The time period is in the Revolution-Reformation as the women feel that they are being “elbowed into the corner” and want equality from the men. Women being under men and divorce was a big part of the nature of their society. The women of this scene seem like the stereotypical 17th century women. The female characters in this exerpt: Duchess of Berwick and Lady Windermere are so aristocratic in nature and so full of hot air that even someone who has committed a scandal like Lord Darlington seems like a Christ figure. The role of men as husbands is as inferior as clowns at a circus.

Moral values are like a dead rat in your house. It’s easy to find ... but you would rather not. The values of these high society people differ from honours to deuces. The Duchess of Berwick show her high society values by complaining about the “tea at Lady Markby’s,” which shows that she values tea.

Duchess of Berwick says “The most dreadful people seem to go everywhere,” meaning everyone seems to go everywhere but him, he is extradaniray and goes to different places. Although the Duchess seems uphalled at the dreadful people she speaks of, they are not dreadful in self, but dreadful in economy. She puts herself on a pedal stool. From the very first lines the Duchess does not want Darlington to “know” her daughter, presumably in the biblical sense. Teenagers should take inconsiderate of themselves to listen to their parents for instance their mothers, because they have experienced a lot of things in their days that can give you guys lessons.

The character Lord Darlington is picked up to be as this man who in some sense doesn’t have all his stuff and may have a few screws loose in his head. He is a foolish man who lives his life through livelyhood.

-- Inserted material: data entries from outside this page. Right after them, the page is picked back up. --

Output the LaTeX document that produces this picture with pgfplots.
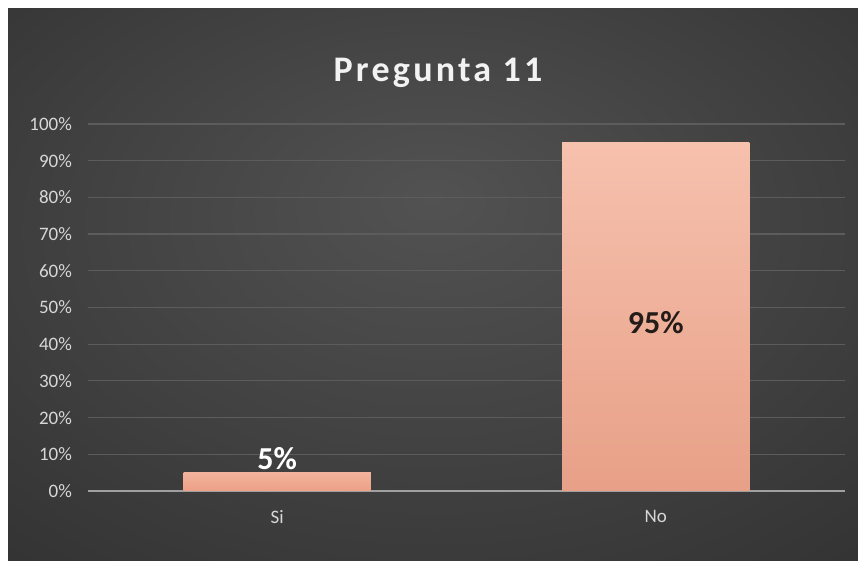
\documentclass[border=0pt]{standalone}
\usepackage{fontspec}
\setmainfont{Carlito}
\newfontfamily\titlefont[LetterSpace=9]{Carlito}
\usepackage{pgfplots}
\pgfplotsset{compat=1.18}

\definecolor{bginner}{RGB}{82,82,82}
\definecolor{bgouter}{RGB}{32,32,32}
\definecolor{gridgray}{RGB}{92,92,92}
\definecolor{axisgray}{RGB}{160,160,160}
\definecolor{ticktext}{RGB}{215,215,215}
\definecolor{bartop}{RGB}{246,193,173}
\definecolor{barbot}{RGB}{232,160,136}
\definecolor{sitop}{RGB}{242,178,155}
\definecolor{sibot}{RGB}{236,160,135}
\definecolor{labdark}{RGB}{35,28,25}

\pgfdeclareradialshading{panelbg}{\pgfpoint{0bp}{8bp}}{color(0bp)=(bginner); color(62bp)=(bgouter)}

\begin{document}
\begin{tikzpicture}
% page 858x563 px, 1px = 0.5pt
\fill[white] (0,0) rectangle (429pt,281.5pt);
\shade[shading=panelbg] (4pt,1pt) rectangle (429pt,277pt);
\node[font=\titlefont\bfseries\fontsize{18}{21}\selectfont, text=white!95!black]
  at (219pt,245pt) {Pregunta 11};

\begin{axis}[
  at={(44pt,36pt)}, anchor=south west,
  scale only axis, width=378.5pt, height=183.5pt,
  xmin=-0.5, xmax=1.5, ymin=0, ymax=100,
  xtick={0,1}, xticklabels={Si,No},
  ytick={0,10,...,100},
  yticklabel={\pgfmathprintnumber{\tick}\%},
  /pgf/number format/assume math mode=true,
  major tick length=0pt,
  ymajorgrids, grid style={draw=gridgray, line width=0.6pt},
  axis lines*=left,
  y axis line style={draw=none},
  x axis line style={draw=axisgray, line width=0.8pt, -},
  tick label style={font=\fontsize{9.5}{11}\selectfont, text=ticktext},
  yticklabel style={xshift=-4.5pt},
  xticklabel style={yshift=-6pt},
  clip=false,
]
\addplot[ybar, bar width=93.5pt, bar shift=0pt, draw=none,
  top color=sitop, bottom color=sibot,
  nodes near coords={\pgfmathprintnumber{\pgfplotspointmeta}\%},
  every node near coord/.append style={anchor=south, inner sep=0pt, yshift=1pt,
    font=\bfseries\fontsize{16}{18}\selectfont, text=white}]
  coordinates {(0,5)};
\addplot[ybar, bar width=93.5pt, bar shift=0pt, draw=none,
  top color=bartop, bottom color=barbot,
  nodes near coords={\pgfmathprintnumber{\pgfplotspointmeta}\%},
  every node near coord/.append style={anchor=center, inner sep=0pt, yshift=-90pt,
    font=\bfseries\fontsize{16}{18}\selectfont, text=labdark}]
  coordinates {(1,95)};
\end{axis}
\end{tikzpicture}
\end{document}
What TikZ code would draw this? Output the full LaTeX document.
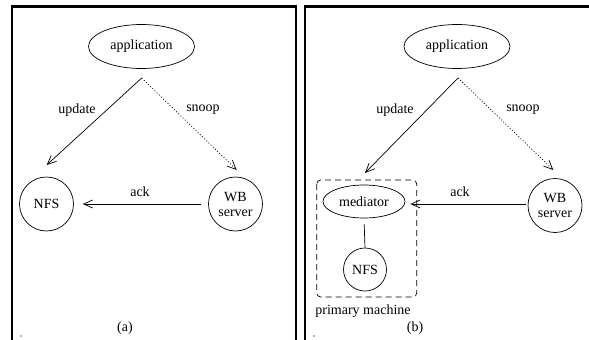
\documentclass[tikz,border=0pt]{standalone}
\usepackage{fontspec}
\setmainfont{Liberation Serif}
\usetikzlibrary{arrows.meta,shapes.geometric}

\begin{document}
\begin{tikzpicture}[x=1pt,y=-1pt,
  font=\fontsize{14}{15}\selectfont,
  panelframe/.style={line width=2.6pt},
  flow/.style={-{Straight Barb[length=9pt,width=8pt]}, line width=0.7pt},
  snoopflow/.style={flow, dash pattern=on 1pt off 2pt},
  appnode/.style={ellipse, draw, line width=0.7pt, minimum width=106pt, minimum height=44pt, inner sep=0pt},
  mednode/.style={ellipse, draw, line width=0.7pt, minimum width=82pt, minimum height=33pt, inner sep=0pt},
  hostnode/.style={circle, draw, line width=0.7pt, minimum size=54pt, inner sep=0pt, align=center},
  smallhost/.style={hostnode, minimum size=43pt},
  machinebox/.style={draw, line width=0.7pt, dash pattern=on 6pt off 4pt, rounded corners=4pt},
  speck/.style={fill=black!30, draw=none}
]
\useasboundingbox (0,0) rectangle (589,340);

% panel frames
\draw[panelframe] (12,342) -- (12,6.5) -- (296,6.5) -- (296,342);
\draw[panelframe] (305,342) -- (305,6.5) -- (592,6.5);

% ---------- panel (a) ----------
\node[appnode] (appA) at (141.5,46.5) {application};
\node[hostnode] (nfsA) at (46.5,204) {NFS};
\node[hostnode] (wbA) at (235.5,204) {WB\\server};
\coordinate (srcA) at (141.7,78);
\coordinate (updA) at (46.7,165);
\coordinate (snpA) at (236.7,170);

\draw[flow] (srcA) -- (updA);
\draw[snoopflow] (srcA) -- (snpA);
\draw[flow, shorten <=7pt, shorten >=9pt] (wbA.west) -- (nfsA.east);

\node (updlabA) at (77,110) {update};
\node (snplabA) at (203,110) {snoop};
\node (acklabA) at (140,192) {ack};
\node (capA) at (125,328) {(a)};
\fill[speck] (19.5,334.5) rectangle (21.5,336.5);

% ---------- panel (b) ----------
\node[appnode] (appB) at (457,46.5) {application};
\node[mednode] (medB) at (364,201.5) {mediator};
\node[smallhost] (nfsB) at (365,269.5) {NFS};
\node[hostnode] (wbB) at (555,205.5) {WB\\server};
\coordinate (srcB) at (458,78);
\coordinate (updB) at (365,173);
\coordinate (snpB) at (553.3,170);

\draw[machinebox] (316.7,180) rectangle (416.7,297);
\draw[flow] (srcB) -- (updB);
\draw[snoopflow] (srcB) -- (snpB);
\draw[flow, shorten <=1.5pt, shorten >=5pt] (wbB.west |- 0,204) -- (medB.east |- 0,204);
\draw[line width=0.7pt, shorten <=6pt] (medB.south) -- (nfsB.north);

\node (updlabB) at (395,110) {update};
\node (snplabB) at (523,110) {snoop};
\node (acklabB) at (460,192) {ack};
\node (boxlab) at (363,311) {primary machine};
\node (capB) at (415,328) {(b)};
\fill[speck] (312.5,334.5) rectangle (314.5,336.5);
\end{tikzpicture}
\end{document}
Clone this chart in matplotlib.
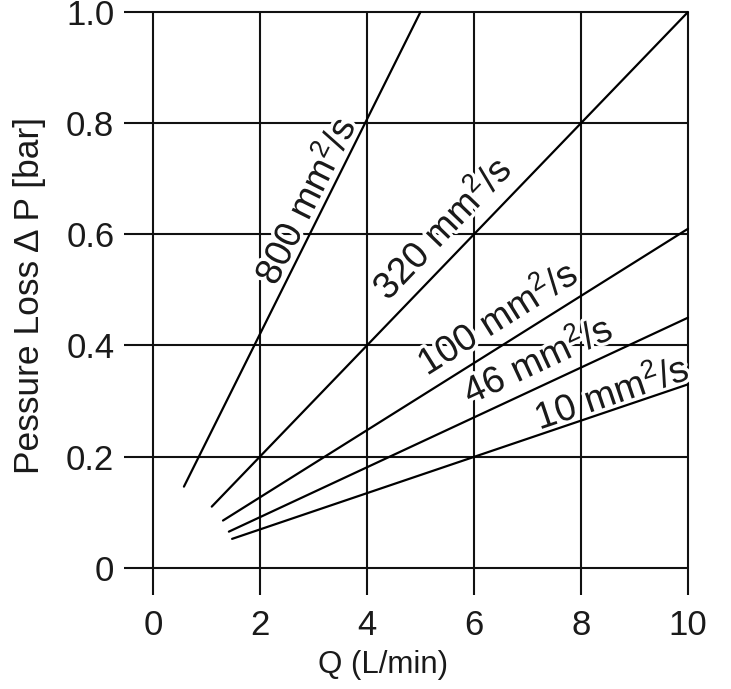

Lord Darlington seems to be a free lancing bachelor. It is obvious through his dialogue that he is an untellectual. His mind and soul present a damp and putrid undertaking. He would be classified today as a Jerk. He is portrayed as a charmer and a rouge. His speeches provide an image that in today’s terms would be a high class mafia boss. It is clear that Lord Darlington is ‘Lady Windermere’s Fan,’ for when he departs, he continues the farewell by ensuring another meeting. He brings people to him then he’ll never let go. Kinda like a quick sand. He is somewhat sexus but at the same time wise and trivial. He compares husbands to “odd tricks,” comparing wives to prostitutes. So the lord has engraved something in the back of the morals around him.

Throughout the passage Lady Windermere conveys herself as a parrot. The author allows us to see this by slowly peeling back the women’s thoughts like a banana peel.

So in conclusion and in summary, George Orwell has done an amazing job in telling us so little, yet making the readers understand so much about the characters and there society through an extremely small amount of dialogue. Just think, all of these years separate that play from today and we still have the same people.


Chertiozhnik said...

"Balls were very popular" sums it up neatly.

Fretful Porpentine said...

I think my favorite unintentional innuendo is "Wilde can give the reader an interesting insight into the world because he was lived in," but that one's a close second.

Lea said...

My favorite line is "All the words are mixed up in Shakespears plays and in this one they are not."

But the whole thing is pretty brilliant.

heu mihi said...

"The reader can tell they have houses because they say they do." That's a nice, undisputable fact; I'm glad that the author is picking up on the big picture.

And what's with this "shells of jade" business?

Fretful Porpentine said...

I think the "shells of jade" business is meant to be a poetic way of saying they're jaded, but it doesn't quite work.